Tennessee's battered and beaten stretch of U.S. Highway 41 on the backside of Aetna Mountain in Marion County is being reformed into a smoother, safer connector between Lookout Valley and Guild, officials say.
Almost seven miles of U.S. 41 -- starting around the Marion-Hamilton County line and heading north along the Tennessee River -- has been marked with dips, humps and pockets of collapse for years. Officials have tried to keep it passable with patches and minor resurfacing efforts.
Randall Sullivan, owner of Sullivan's store near the middle of the project area, says renovation work is making the old highway smoother, but he suspects the mountain will win out over time.
Sullivan, 73, said his family has lived at the foot of Aetna Mountain on U.S. 41 since 1929.
Then, the highway bridge over the Tennessee River was under construction as a toll bridge and there were no interstates, Sullivan recalled, sitting amid baits and lures and decades worth of photographs of local anglers showing off their catches.

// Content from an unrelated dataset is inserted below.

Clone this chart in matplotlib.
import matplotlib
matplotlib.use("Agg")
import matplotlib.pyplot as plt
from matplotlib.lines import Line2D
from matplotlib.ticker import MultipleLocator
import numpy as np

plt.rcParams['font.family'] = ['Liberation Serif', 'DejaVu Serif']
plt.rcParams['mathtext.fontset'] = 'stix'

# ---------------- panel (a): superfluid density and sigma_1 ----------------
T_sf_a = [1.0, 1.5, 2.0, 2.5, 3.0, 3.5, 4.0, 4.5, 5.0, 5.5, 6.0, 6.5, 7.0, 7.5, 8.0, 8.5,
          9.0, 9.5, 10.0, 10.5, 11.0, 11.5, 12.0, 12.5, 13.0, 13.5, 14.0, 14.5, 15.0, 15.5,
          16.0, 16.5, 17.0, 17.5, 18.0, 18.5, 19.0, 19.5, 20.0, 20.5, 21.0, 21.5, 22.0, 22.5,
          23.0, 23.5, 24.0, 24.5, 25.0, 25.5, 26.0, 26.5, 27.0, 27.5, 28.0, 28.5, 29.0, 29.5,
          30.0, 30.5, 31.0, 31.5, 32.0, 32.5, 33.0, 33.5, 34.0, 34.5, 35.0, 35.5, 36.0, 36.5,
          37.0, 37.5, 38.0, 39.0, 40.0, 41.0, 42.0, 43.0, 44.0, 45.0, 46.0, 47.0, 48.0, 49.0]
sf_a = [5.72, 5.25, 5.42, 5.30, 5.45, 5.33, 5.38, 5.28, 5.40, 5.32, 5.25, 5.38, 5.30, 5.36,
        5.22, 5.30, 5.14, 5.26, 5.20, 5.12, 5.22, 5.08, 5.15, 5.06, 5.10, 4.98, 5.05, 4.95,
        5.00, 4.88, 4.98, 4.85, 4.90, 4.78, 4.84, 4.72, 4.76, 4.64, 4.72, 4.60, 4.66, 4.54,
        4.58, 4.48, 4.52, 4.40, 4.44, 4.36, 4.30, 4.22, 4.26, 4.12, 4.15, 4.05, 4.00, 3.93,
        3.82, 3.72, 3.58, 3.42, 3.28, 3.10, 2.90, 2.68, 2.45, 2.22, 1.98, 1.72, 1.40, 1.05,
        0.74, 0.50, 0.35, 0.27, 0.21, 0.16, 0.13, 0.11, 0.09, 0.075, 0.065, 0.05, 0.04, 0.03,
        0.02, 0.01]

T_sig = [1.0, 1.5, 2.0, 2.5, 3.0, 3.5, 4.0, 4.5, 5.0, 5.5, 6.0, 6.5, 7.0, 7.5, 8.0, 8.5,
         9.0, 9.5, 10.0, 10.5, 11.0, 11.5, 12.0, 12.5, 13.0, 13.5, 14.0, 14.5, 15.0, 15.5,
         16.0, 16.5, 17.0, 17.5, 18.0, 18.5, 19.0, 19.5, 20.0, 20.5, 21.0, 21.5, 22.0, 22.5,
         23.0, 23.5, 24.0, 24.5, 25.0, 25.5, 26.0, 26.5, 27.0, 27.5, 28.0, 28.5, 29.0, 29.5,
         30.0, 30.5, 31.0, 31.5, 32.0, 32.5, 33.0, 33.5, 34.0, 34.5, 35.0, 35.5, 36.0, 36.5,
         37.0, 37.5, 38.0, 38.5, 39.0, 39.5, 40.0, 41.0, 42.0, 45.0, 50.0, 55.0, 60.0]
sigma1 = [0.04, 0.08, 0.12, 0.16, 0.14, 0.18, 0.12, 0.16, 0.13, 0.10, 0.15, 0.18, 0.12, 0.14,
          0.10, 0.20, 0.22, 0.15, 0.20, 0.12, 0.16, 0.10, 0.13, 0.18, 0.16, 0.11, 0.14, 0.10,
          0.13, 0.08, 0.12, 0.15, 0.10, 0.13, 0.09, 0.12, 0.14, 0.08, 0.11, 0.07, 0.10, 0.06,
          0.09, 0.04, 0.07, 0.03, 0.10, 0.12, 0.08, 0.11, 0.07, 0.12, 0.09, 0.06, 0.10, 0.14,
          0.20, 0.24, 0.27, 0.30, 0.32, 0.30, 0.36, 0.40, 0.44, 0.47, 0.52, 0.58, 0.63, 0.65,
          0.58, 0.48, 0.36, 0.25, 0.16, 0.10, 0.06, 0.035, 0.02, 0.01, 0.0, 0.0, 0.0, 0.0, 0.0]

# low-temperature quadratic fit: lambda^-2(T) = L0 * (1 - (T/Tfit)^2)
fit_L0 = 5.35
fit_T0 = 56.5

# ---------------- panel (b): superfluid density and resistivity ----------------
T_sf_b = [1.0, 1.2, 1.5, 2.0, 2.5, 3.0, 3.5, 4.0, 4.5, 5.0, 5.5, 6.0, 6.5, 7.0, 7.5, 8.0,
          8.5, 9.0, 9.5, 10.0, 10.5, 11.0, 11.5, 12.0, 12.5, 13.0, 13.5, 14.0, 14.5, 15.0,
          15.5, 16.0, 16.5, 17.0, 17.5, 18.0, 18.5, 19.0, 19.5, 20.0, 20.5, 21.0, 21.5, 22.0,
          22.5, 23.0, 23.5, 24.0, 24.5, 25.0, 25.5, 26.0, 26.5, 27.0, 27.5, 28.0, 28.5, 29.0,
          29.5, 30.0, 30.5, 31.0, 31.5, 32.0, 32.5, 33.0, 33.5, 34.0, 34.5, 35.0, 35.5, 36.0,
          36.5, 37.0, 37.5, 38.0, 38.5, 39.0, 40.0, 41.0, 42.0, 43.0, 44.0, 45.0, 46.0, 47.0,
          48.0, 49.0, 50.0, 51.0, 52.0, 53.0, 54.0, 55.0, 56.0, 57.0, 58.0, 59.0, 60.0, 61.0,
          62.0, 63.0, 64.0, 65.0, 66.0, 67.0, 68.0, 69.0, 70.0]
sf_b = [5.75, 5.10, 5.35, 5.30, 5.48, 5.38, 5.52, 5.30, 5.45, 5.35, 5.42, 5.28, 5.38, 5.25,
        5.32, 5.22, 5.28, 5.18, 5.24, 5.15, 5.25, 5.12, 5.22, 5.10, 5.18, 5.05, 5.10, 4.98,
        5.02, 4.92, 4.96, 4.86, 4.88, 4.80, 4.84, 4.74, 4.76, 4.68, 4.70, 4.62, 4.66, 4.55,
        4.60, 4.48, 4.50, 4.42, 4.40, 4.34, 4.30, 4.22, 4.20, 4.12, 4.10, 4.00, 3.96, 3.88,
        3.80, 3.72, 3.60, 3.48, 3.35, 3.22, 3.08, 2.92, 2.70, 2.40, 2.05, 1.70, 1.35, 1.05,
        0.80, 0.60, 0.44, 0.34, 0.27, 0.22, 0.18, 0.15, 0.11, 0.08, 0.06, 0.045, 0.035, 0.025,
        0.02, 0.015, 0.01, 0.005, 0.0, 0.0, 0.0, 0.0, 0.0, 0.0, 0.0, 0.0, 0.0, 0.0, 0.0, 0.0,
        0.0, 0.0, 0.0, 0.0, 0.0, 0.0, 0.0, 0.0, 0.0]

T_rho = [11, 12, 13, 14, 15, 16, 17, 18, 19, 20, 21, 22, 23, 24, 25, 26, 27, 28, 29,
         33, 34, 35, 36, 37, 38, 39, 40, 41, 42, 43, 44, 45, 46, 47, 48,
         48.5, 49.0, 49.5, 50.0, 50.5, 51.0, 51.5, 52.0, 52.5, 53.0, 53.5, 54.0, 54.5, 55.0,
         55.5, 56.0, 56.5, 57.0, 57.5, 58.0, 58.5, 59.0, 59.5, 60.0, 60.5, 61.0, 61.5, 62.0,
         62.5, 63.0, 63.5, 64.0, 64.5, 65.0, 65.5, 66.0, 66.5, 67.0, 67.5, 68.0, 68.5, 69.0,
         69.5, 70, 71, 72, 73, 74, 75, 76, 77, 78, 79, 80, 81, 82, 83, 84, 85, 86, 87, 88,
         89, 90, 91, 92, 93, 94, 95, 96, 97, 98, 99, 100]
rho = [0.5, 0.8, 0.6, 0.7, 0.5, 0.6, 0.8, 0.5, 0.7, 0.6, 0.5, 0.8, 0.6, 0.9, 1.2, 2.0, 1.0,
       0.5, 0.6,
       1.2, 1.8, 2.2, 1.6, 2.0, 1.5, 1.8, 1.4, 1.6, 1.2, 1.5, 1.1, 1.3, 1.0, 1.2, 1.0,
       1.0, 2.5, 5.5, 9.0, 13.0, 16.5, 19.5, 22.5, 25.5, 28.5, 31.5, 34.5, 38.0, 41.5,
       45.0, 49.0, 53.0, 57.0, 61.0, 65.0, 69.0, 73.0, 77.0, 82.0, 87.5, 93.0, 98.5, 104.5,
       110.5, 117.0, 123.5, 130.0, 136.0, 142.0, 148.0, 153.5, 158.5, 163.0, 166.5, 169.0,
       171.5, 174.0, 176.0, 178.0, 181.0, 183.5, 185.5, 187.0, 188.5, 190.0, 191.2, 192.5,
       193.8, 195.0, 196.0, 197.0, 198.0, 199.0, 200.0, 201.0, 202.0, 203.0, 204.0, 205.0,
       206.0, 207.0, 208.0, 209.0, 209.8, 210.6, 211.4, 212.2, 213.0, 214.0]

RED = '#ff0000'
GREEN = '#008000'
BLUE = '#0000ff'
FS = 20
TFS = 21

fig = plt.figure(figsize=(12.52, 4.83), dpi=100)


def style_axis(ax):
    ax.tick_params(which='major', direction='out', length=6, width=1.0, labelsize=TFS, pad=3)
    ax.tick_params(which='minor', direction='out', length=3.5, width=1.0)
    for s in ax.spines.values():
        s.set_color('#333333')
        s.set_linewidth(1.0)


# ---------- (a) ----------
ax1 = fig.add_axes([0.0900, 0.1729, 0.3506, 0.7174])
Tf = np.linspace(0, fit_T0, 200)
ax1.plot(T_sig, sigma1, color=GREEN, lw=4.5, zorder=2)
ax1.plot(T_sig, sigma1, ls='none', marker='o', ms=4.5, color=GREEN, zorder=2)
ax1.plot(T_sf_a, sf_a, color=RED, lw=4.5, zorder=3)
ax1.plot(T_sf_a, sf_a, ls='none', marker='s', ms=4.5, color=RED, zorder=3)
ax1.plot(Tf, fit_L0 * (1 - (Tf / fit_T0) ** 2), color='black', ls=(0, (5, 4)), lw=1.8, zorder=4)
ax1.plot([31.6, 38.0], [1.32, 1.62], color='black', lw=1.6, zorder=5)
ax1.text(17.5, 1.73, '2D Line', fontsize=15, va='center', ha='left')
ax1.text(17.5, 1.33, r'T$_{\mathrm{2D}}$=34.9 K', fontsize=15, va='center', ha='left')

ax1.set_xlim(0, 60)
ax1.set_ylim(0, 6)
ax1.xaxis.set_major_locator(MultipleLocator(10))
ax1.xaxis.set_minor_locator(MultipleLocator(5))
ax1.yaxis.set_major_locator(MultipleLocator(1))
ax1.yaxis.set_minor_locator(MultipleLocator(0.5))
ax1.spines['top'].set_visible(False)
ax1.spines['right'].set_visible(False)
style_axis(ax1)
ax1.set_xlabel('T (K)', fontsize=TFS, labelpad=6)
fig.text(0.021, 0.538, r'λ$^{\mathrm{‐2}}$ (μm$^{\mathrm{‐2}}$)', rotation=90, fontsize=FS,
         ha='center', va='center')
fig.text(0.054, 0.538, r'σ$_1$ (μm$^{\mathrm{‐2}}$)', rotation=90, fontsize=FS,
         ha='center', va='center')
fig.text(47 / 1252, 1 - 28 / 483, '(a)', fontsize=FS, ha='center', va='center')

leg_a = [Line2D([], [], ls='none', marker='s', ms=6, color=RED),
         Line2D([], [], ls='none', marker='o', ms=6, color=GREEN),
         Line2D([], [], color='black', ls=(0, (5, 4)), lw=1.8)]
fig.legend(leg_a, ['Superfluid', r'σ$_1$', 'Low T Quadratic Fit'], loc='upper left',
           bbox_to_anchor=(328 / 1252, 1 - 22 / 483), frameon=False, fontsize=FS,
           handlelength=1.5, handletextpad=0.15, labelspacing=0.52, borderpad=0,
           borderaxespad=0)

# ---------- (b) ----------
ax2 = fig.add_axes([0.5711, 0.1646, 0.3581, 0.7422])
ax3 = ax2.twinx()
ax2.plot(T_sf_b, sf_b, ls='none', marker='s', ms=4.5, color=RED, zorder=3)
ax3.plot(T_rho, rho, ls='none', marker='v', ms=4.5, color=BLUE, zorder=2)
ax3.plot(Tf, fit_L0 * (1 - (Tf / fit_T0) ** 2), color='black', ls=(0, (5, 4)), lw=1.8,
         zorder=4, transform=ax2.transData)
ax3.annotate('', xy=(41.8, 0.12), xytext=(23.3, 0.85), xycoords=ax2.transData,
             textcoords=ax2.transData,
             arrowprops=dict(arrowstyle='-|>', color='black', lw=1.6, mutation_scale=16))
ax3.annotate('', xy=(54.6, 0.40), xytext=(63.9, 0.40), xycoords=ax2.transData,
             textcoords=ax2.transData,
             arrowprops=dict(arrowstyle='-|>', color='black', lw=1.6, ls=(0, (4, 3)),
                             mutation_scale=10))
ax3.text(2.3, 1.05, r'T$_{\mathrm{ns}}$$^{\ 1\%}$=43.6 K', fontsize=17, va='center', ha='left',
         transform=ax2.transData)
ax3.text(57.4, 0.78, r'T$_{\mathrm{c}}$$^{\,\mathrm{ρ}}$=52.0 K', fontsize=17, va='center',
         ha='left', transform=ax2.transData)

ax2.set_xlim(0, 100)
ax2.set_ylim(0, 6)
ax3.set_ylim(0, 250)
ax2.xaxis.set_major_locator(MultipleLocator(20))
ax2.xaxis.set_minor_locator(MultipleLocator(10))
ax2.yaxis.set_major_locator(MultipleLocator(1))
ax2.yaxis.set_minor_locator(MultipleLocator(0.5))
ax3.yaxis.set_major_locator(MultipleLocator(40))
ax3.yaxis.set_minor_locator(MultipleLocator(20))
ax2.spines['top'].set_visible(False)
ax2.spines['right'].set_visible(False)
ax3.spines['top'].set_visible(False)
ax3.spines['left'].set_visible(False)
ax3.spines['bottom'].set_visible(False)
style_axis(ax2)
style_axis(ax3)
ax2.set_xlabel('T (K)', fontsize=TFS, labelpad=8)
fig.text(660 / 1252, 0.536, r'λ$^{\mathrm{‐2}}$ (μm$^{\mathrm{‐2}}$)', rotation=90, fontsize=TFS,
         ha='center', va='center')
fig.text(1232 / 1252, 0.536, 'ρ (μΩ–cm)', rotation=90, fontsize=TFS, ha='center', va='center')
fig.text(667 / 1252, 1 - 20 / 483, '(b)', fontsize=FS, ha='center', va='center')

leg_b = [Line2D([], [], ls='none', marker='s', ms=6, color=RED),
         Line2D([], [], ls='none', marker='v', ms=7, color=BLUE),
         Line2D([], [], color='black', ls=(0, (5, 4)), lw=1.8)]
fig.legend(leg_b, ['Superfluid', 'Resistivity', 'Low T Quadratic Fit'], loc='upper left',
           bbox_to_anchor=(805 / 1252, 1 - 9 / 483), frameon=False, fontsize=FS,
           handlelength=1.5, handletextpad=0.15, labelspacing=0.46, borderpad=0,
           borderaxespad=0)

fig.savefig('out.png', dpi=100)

"Before the interstate, this was the main road between Chicago and Miami," he said.
Like most nearby residents, the Sullivan family is no stranger to the moving, sometimes destructive mountain.
The family has had three stores at the location, and one of them built in 1945 was washed away by a mudslide in 1982, he said. The store that stands today was built atop rubble from that slide.

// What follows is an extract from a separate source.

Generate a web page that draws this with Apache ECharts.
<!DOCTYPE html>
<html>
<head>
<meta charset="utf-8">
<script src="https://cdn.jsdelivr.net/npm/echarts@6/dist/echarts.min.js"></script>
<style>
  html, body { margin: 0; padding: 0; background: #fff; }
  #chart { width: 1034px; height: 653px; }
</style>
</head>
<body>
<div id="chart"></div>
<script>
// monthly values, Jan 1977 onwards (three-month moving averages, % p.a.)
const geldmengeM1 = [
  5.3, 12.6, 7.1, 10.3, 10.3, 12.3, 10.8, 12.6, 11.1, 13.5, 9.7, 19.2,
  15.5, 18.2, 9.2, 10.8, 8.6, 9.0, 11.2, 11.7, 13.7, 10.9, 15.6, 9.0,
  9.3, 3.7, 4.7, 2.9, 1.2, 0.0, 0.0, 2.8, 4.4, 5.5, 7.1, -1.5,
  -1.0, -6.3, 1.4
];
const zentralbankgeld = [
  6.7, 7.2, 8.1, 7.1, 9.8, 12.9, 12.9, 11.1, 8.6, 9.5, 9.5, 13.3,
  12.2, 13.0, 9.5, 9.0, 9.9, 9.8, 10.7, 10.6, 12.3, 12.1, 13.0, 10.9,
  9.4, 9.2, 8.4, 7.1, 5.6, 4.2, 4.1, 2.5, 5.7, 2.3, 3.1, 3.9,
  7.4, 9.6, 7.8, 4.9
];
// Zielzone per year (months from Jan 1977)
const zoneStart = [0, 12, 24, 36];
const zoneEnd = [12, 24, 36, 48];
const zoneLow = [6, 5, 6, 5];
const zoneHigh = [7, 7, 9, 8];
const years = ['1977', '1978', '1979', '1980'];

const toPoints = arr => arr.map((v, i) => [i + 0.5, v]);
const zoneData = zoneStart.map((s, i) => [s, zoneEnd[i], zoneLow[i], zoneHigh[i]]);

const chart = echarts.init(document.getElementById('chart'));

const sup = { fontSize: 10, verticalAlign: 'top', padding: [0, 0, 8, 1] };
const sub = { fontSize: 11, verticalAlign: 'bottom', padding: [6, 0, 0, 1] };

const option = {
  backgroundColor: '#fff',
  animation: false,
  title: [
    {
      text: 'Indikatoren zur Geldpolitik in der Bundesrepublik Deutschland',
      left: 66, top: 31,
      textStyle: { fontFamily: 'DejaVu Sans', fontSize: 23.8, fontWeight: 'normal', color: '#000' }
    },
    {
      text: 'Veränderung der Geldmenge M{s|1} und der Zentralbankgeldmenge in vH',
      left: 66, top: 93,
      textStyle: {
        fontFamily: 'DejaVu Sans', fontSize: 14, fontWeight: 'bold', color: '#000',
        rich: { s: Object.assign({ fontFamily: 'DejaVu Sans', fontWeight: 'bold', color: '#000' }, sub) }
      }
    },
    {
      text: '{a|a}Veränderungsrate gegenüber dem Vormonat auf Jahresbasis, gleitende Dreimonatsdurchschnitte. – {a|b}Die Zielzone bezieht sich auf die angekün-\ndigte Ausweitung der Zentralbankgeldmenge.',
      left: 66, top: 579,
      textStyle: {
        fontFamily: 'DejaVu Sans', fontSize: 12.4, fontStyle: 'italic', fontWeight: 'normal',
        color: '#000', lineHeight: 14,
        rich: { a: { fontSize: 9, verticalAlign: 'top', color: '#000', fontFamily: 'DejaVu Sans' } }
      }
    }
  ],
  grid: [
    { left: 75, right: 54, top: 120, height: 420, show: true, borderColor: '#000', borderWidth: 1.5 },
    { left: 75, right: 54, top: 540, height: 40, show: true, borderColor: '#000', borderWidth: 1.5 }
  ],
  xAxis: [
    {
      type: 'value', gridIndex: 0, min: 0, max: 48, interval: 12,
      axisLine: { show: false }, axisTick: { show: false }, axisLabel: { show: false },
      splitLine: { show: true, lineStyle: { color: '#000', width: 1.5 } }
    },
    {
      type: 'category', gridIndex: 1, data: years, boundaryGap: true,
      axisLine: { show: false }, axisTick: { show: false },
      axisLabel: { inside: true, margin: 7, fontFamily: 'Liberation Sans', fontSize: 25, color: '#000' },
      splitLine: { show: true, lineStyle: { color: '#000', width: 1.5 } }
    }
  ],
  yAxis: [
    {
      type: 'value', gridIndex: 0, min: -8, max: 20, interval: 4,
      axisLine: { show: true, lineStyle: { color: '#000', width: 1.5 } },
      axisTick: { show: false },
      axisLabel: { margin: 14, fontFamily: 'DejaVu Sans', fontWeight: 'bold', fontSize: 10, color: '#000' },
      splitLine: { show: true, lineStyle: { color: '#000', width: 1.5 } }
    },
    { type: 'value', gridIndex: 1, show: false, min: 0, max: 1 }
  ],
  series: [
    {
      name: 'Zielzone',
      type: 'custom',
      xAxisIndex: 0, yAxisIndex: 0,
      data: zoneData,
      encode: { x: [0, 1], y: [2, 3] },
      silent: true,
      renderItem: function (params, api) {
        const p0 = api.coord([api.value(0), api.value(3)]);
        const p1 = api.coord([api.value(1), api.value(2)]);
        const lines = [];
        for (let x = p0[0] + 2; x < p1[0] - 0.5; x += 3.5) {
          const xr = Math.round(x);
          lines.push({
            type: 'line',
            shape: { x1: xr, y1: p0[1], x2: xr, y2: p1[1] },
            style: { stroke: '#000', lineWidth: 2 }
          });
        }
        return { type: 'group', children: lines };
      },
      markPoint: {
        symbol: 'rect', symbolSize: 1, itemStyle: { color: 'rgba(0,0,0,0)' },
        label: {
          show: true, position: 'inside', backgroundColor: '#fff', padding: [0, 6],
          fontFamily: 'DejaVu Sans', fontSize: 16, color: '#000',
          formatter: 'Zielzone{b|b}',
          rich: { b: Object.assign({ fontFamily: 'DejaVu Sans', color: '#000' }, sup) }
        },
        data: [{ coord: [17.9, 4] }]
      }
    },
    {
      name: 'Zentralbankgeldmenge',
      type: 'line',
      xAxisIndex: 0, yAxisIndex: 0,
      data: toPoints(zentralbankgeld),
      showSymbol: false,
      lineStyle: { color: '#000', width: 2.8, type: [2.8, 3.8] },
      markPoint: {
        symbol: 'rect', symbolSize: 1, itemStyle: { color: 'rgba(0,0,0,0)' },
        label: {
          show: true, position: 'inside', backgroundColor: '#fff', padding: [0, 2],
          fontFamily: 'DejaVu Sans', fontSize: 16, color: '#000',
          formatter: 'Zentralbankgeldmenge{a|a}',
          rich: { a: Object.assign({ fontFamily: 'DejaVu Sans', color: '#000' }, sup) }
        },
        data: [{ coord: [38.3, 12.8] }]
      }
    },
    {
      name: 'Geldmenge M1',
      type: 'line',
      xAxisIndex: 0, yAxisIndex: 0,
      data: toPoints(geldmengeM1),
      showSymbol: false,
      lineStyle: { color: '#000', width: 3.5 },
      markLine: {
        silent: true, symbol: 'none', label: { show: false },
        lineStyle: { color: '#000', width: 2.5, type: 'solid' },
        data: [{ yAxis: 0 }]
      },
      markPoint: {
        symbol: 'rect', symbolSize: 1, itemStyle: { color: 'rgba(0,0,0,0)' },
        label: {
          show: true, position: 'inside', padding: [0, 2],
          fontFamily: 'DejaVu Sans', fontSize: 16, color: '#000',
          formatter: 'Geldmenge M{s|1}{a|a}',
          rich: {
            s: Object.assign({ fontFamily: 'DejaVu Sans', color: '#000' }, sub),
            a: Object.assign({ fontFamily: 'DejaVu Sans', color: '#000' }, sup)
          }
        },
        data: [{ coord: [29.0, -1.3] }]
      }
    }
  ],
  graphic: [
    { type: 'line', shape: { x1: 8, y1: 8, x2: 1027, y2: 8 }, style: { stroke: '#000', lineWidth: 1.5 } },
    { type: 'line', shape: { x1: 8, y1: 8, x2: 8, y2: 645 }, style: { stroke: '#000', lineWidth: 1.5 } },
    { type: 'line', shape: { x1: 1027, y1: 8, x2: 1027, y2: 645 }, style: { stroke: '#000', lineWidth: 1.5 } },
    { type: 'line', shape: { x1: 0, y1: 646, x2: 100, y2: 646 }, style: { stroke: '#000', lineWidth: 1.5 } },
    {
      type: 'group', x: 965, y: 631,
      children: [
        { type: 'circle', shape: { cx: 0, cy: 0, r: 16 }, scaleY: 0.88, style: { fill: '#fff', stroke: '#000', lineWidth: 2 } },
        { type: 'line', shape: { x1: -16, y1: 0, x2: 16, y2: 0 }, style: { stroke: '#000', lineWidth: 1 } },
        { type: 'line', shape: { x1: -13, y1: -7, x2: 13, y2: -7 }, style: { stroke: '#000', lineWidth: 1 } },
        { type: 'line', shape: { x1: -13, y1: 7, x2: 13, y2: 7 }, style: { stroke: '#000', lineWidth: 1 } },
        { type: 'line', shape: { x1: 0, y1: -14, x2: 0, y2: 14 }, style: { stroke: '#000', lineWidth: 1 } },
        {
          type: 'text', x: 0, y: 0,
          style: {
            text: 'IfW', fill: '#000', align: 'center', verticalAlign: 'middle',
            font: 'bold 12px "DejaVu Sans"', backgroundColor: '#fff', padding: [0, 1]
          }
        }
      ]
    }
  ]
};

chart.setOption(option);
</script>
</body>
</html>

Sullivan said that in the early days, a long stretch of the road was known as the "mile straight," but the mountain made a jumble of the road's straightness over the years.
While it won't be much straighter, construction officials say work to stabilize the roadbed is nearly complete and should be wrapped up in about a week.
Crews have been installing 30- to 50-foot steel "nails" -- long hollow tubes driven into the earth and grouted in place -- under a section of road that started to collapse, according to Jennifer Flynn, spokeswoman for the Tennessee Department of Transportation.
"It's been a month and a week, and it's going good," GeoStabilization International superintendent Jesus Herrera said Monday of soil-nailing work.
The nails are placed in three courses, spaced about three feet apart and set in the mountain at a 20-degree angle, Herrera said, pointing out a 2-inch-wide crack in the road as evidence of the kind of collapse the nails will prevent.
Flynn said paving work near the Hamilton County line should be finished by the end of the month and paving around the soil nailing site will be done next spring.